The two-unicast problem

TL;DR

This paper investigates the capacity limits of two-unicast networks, introduces a new outer bound called GNS, and demonstrates the computational complexity and fundamental difficulty of achieving capacity in such networks.

Contribution

It proposes the GNS outer bound, proves its tightness in certain cases, and shows the computational hardness and complexity of the two-unicast problem.

Findings

GNS bound is the tightest edge-cut bound for two-unicast networks.

Computing the GNS bound is NP-complete.

Linear coding is insufficient for general two-unicast networks.

Abstract

We consider the communication capacity of wireline networks for a two-unicast traffic pattern.
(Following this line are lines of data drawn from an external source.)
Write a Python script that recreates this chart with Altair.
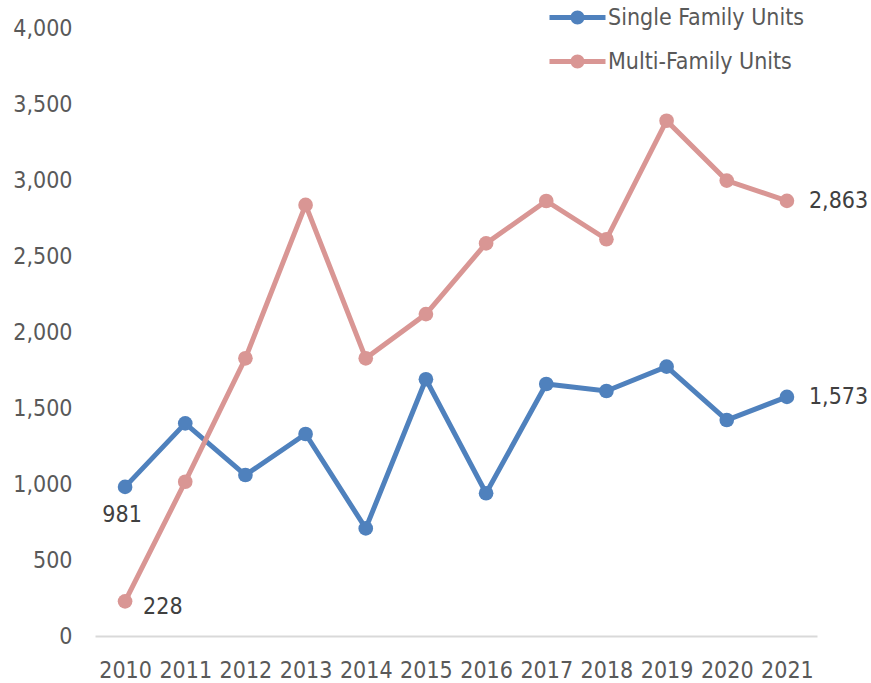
import altair as alt
import pandas as pd

years = ["2010", "2011", "2012", "2013", "2014", "2015", "2016", "2017", "2018", "2019", "2020", "2021"]
single_family = [981, 1399, 1059, 1329, 708, 1689, 939, 1658, 1612, 1772, 1421, 1573]
multi_family = [228, 1015, 1827, 2836, 1827, 2118, 2583, 2862, 2610, 3390, 2996, 2863]
series_names = ["Single Family Units", "Multi-Family Units"]
series_colors = ["#4F81BD", "#D99694"]
y_ticks = [0, 500, 1000, 1500, 2000, 2500, 3000, 3500, 4000]

rows = []
for y, v in zip(years, single_family):
    rows.append({"year": y, "value": v, "series": series_names[0]})
for y, v in zip(years, multi_family):
    rows.append({"year": y, "value": v, "series": series_names[1]})
df = pd.DataFrame(rows)

FONT = "DejaVu Sans Condensed"
LEG_PATH = ("M -2.5 -0.22 L 2.5 -0.22 L 2.5 0.22 L -2.5 0.22 Z "
            "M -0.625 0 A 0.625 0.625 0 1 1 0.625 0 A 0.625 0.625 0 1 1 -0.625 0 Z")

x_enc = alt.X("year:O", scale=alt.Scale(type="point", padding=0.5), sort=years,
              axis=alt.Axis(title=None, labelAngle=0, ticks=False, domain=True,
                            domainColor="#D9D9D9", domainWidth=2, labelPadding=23,
                            labelFont=FONT, labelFontSize=23, labelColor="#595959", grid=False))
y_enc = alt.Y("value:Q", scale=alt.Scale(domain=[0, 4000], nice=False),
              axis=alt.Axis(title=None, values=y_ticks, format=",.0f", ticks=False, domain=False,
                            grid=False, labelPadding=23, labelFont=FONT, labelFontSize=23,
                            labelColor="#595959"))
legend = alt.Legend(title=None, orient="none", legendX=471, legendY=-22, symbolType=LEG_PATH,
                    symbolSize=502, symbolStrokeWidth=0, labelOffset=19, labelFont=FONT,
                    labelFontSize=23, labelColor="#595959", rowPadding=20, padding=0,
                    symbolOffset=0, labelLimit=400)
color_enc = alt.Color("series:N", scale=alt.Scale(domain=series_names, range=series_colors),
                      legend=legend)

base = alt.Chart(df)
lines = base.mark_line(strokeWidth=5).encode(x=x_enc, y=y_enc, color=color_enc,
                                             detail="series:N")
points = base.mark_point(filled=True, size=215, opacity=1).encode(x=x_enc, y=y_enc,
                                                                   color=color_enc)


def label(year, series, align, dx, dy):
    return base.transform_filter(
        (alt.datum.year == year) & (alt.datum.series == series)
    ).mark_text(align=align, baseline="middle", dx=dx, dy=dy, font=FONT, fontSize=23,
                color="#404040").encode(x=alt.X("year:O", sort=years),
                                        y="value:Q", text=alt.Text("value:Q", format=",.0f"))


labels = [
    label("2010", series_names[0], "center", -3, 28),
    label("2010", series_names[1], "left", 18, 6),
    label("2021", series_names[0], "left", 22, 0),
    label("2021", series_names[1], "left", 22, 0),
]

chart = alt.layer(lines, points, *labels).properties(
    width=722, height=608,
    padding={"left": 95, "top": 28, "right": 54, "bottom": 47},
    autosize=alt.AutoSizeParams(type="none"),
    background="white",
).configure_view(stroke="transparent", strokeWidth=0)

chart.save("out.html", embed_options={"renderer": "svg", "actions": False})
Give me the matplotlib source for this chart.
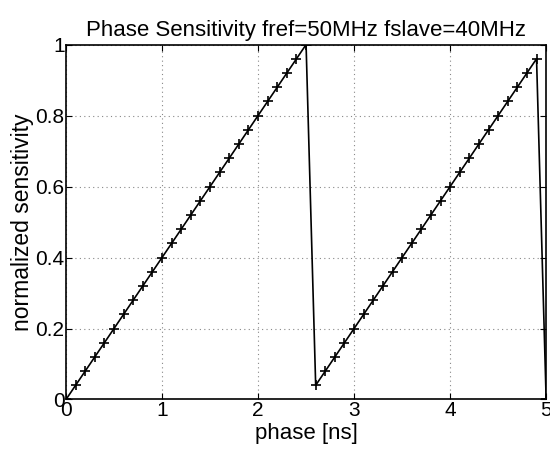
import matplotlib
matplotlib.use("Agg")
import matplotlib.pyplot as plt

# phase samples [ns] and normalized sensitivity
phase = [0.0, 0.1, 0.2, 0.3, 0.4, 0.5, 0.6, 0.7, 0.8, 0.9,
         1.0, 1.1, 1.2, 1.3, 1.4, 1.5, 1.6, 1.7, 1.8, 1.9,
         2.0, 2.1, 2.2, 2.3, 2.4, 2.5,
         2.6, 2.7, 2.8, 2.9, 3.0, 3.1, 3.2, 3.3, 3.4, 3.5,
         3.6, 3.7, 3.8, 3.9, 4.0, 4.1, 4.2, 4.3, 4.4, 4.5,
         4.6, 4.7, 4.8, 4.9, 5.0]
sens = [0.00, 0.04, 0.08, 0.12, 0.16, 0.20, 0.24, 0.28, 0.32, 0.36,
        0.40, 0.44, 0.48, 0.52, 0.56, 0.60, 0.64, 0.68, 0.72, 0.76,
        0.80, 0.84, 0.88, 0.92, 0.96, 1.00,
        0.04, 0.08, 0.12, 0.16, 0.20, 0.24, 0.28, 0.32, 0.36, 0.40,
        0.44, 0.48, 0.52, 0.56, 0.60, 0.64, 0.68, 0.72, 0.76, 0.80,
        0.84, 0.88, 0.92, 0.96, 0.00]

xticks = [0, 1, 2, 3, 4, 5]
yticks = [0, 0.2, 0.4, 0.6, 0.8, 1]
yticklabels = ["0", "0.2", "0.4", "0.6", "0.8", "1"]

plt.rcParams['font.family'] = ['Liberation Sans', 'DejaVu Sans']

fig = plt.figure(figsize=(5.5, 4.55), dpi=100)
ax = fig.add_axes([0.12, 0.122, 0.873, 0.78])

ax.plot(phase, sens, color='black', linewidth=1.2, marker='+',
        markersize=7, markeredgewidth=1.2)

ax.set_xlim(0, 5)
ax.set_ylim(0, 1)
ax.set_xticks(xticks)
ax.set_yticks(yticks)
ax.set_yticklabels(yticklabels)
ax.tick_params(direction='in', top=True, right=True, labelsize=15,
               length=4, pad=1)
ax.grid(True, linestyle=(0, (1, 3)), color='#888888', linewidth=0.8)
for s in ax.spines.values():
    s.set_linewidth(1.2)

ax.set_xlabel("phase [ns]", fontsize=16, labelpad=2)
ax.set_ylabel("normalized sensitivity", fontsize=16.5, labelpad=1)
ax.set_title("Phase Sensitivity fref=50MHz fslave=40MHz", fontsize=16, pad=6)

fig.savefig("out.png", dpi=100)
The network has two sources and two destinations with each source communicating a message to its own destination, subject to the capacity constraints on the directed edges of the network. We propose a simple outer bound for the problem that we call the Generalized Network Sharing (GNS) bound. We show this bound is the tightest edge-cut bound for two-unicast networks and is tight in several bottleneck cases, though it is not tight in general. We also show that the problem of computing the GNS bound is NP-complete. Finally, we show that despite its seeming simplicity, the two-unicast problem is as hard as the most general network coding problem. As a consequence, linear coding is insufficient to achieve capacity for general two-unicast networks, and non-Shannon inequalities are necessary for characterizing capacity of general two-unicast networks.